The leader of Augusta’s mosque said Republican presidential candidate Ben Carson’s statement that a Muslim should not be elected president is “un-American” and goes against the Constitution.
“The Constitution says never to test their religion for public office,” said Imam Mohammad Jamal Daoudi of the Islamic Society of Augusta. “We have been requesting the Republican parties and candidates to stay away from using Islamophobic (language) and rhetoric.”
He joins a growing list of Muslims and other leaders nationally taking Carson to task for his statements Sunday in an interview on NBC’s
Meet the Press. On Monday, Carson appeared on Fox News to clarify his earlier statement and issued another statement Monday night on Facebook, saying he could not support a Muslim president who did not renounce the central tenet of Islam – Sharia law - and said his focus on radical Islamic beliefs was implied in the comment.
Daoudi said Muslims in the U.S. are erroneously seen by many Americans as holding the same views as Muslims in the Middle East.
“Muslims in the U.S. have nothing to do with what’s going on in the Middle East,” the imam said. “You cannot paint all Muslims the same way.”
He likened it to Christians who differ over the recent U.S. Supreme Court ruling legalizing gay marriage, saying many Christians considered that un-Christian legislation.
“Somebody’s faith has nothing to do with public office,” he said. “Muslims in this country, they teach in our public schools. They fight in our military. They serve in our Congress. They are a wonderful part of the fabric of our country. That’s what America is. (Carson’s) statement is confirming more why we need the Constitution to protect the Americans of all faith.”
Daoudi said Carson did not help the GOP among Muslim voters. He said Muslims who might have been considering voting Republican because they disagree with President Obama’s foreign policy on Syria – believing the U.S. should have intervened much sooner – might now be more likely to vote Democratic.
“It’s really hurting Muslims’ feeling and the Muslim citizens who are working hard and contributing to the fabric of the United States,” he said.
The Islamic Society of North America issued a statement Monday calling for Republican presidential candidates to reject Islamophobic rhetoric and inviting them to “positively engage with the American Muslim community and its voters.” Also Monday, the Council on American-Islamic Relations called on Carson to withdraw from the presidential race.
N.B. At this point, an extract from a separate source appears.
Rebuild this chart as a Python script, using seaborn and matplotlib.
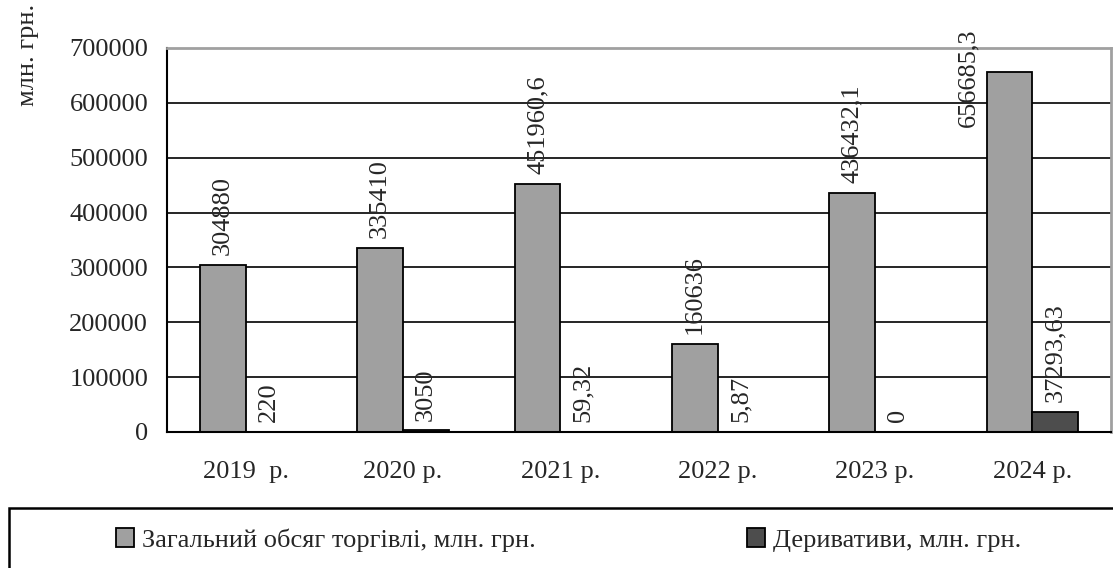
import numpy as np
import pandas as pd
import matplotlib as mpl
import matplotlib.pyplot as plt
import seaborn as sns
from matplotlib.patches import Patch, Rectangle

years = ['2019  р.', '2020 р.', '2021 р.', '2022 р.', '2023 р.', '2024 р.']
total = [304880, 335410, 451960.6, 160636, 436432.1, 656685.3]
deriv = [220, 3050, 59.32, 5.87, 0, 37293.63]
name_total = 'Загальний обсяг торгівлі, млн. грн.'
name_deriv = 'Деривативи, млн. грн.'
yticks = [0, 100000, 200000, 300000, 400000, 500000, 600000, 700000]

c_total = '#a0a0a0'
c_deriv = '#4d4d4d'

def fmt(v):
    s = f'{v:.2f}'.rstrip('0').rstrip('.')
    return s.replace('.', ',')

df = pd.DataFrame({'year': years, name_total: total, name_deriv: deriv})
df = df.melt(id_vars='year', var_name='series', value_name='value')

sns.set_style('white')
plt.rcParams['font.family'] = ['Liberation Serif', 'DejaVu Serif']
fs = 19

fig = plt.figure(figsize=(11.13, 5.68), dpi=100)
ax = fig.add_axes([167/1113, 1-432/568, (1111-167)/1113, (432-48)/568])

sns.barplot(data=df, x='year', y='value', hue='series',
            palette=[c_total, c_deriv], saturation=1, width=0.58,
            edgecolor='black', linewidth=1.3, legend=False, ax=ax)

ax.set_ylim(0, 700000)
ax.set_xlim(-0.5, len(years) - 0.5)
ax.set_yticks(yticks)
ax.set_yticklabels([str(t) for t in yticks], fontsize=fs)
ax.set_xlabel('')
ax.set_ylabel('')
ax.yaxis.grid(True, color='black', linewidth=1.2)
ax.set_axisbelow(True)

ax.set_xticks(np.arange(-0.5, len(years)), minor=True)
ax.tick_params(axis='x', which='major', length=0, pad=21, labelsize=fs)
ax.tick_params(axis='x', which='minor', length=6, width=1.2, direction='out', color='black')
ax.tick_params(axis='y', length=6.5, width=1.2, direction='out', color='black', pad=7)

for s in ['left', 'bottom']:
    ax.spines[s].set_color('black')
    ax.spines[s].set_linewidth(1.5)
for s in ['top', 'right']:
    ax.spines[s].set_color('#a0a0a0')
    ax.spines[s].set_linewidth(2)

# data labels
lab_total = [fmt(v) for v in total]
lab_deriv = [fmt(v) for v in deriv]
lab_total_draw = lab_total[:-1] + ['']
ax.bar_label(ax.containers[0], labels=lab_total_draw, rotation=90, padding=7, fontsize=fs)
ax.bar_label(ax.containers[1], labels=lab_deriv, rotation=90, padding=7, fontsize=fs)
# last one doesn't fit above the bar
last = ax.containers[0][-1]
ax.annotate(lab_total[-1], xy=(last.get_x() + last.get_width() / 2, last.get_height()),
            xytext=(-30, -40), textcoords='offset points', rotation=90,
            ha='center', va='bottom', fontsize=fs)

fig.text(28/1113, 1-55/568, 'млн. грн.', rotation=90, ha='center', va='center', fontsize=fs)

# legend
fig.add_artist(Rectangle((9/1113, -0.5), 2, 0.5 + (568-508)/568, transform=fig.transFigure,
                         fill=False, edgecolor='black', linewidth=1.8, clip_on=False))
for name, col, xpos in [(name_total, c_total, 116), (name_deriv, c_deriv, 747)]:
    h = Patch(facecolor=col, edgecolor='black', linewidth=1.3)
    fig.legend(handles=[h], labels=[name], loc='center left',
               bbox_to_anchor=(xpos/1113, 1-540/568), frameon=False,
               borderpad=0, borderaxespad=0, handlelength=0.7, handleheight=0.7,
               handletextpad=0.3, fontsize=fs)

fig.savefig('out.png', dpi=100)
“Mr. Carson clearly does not understand or care about the Constitution, which states that ‘no religious test shall ever be required as a qualification for any office,’” said the council’s executive director, Nihad Awad, in a news release. “We call on our nation’s political leaders – across the political spectrum – to repudiate these unconstitutional and un-American statements and for Mr. Carson to withdraw from the presidential race.”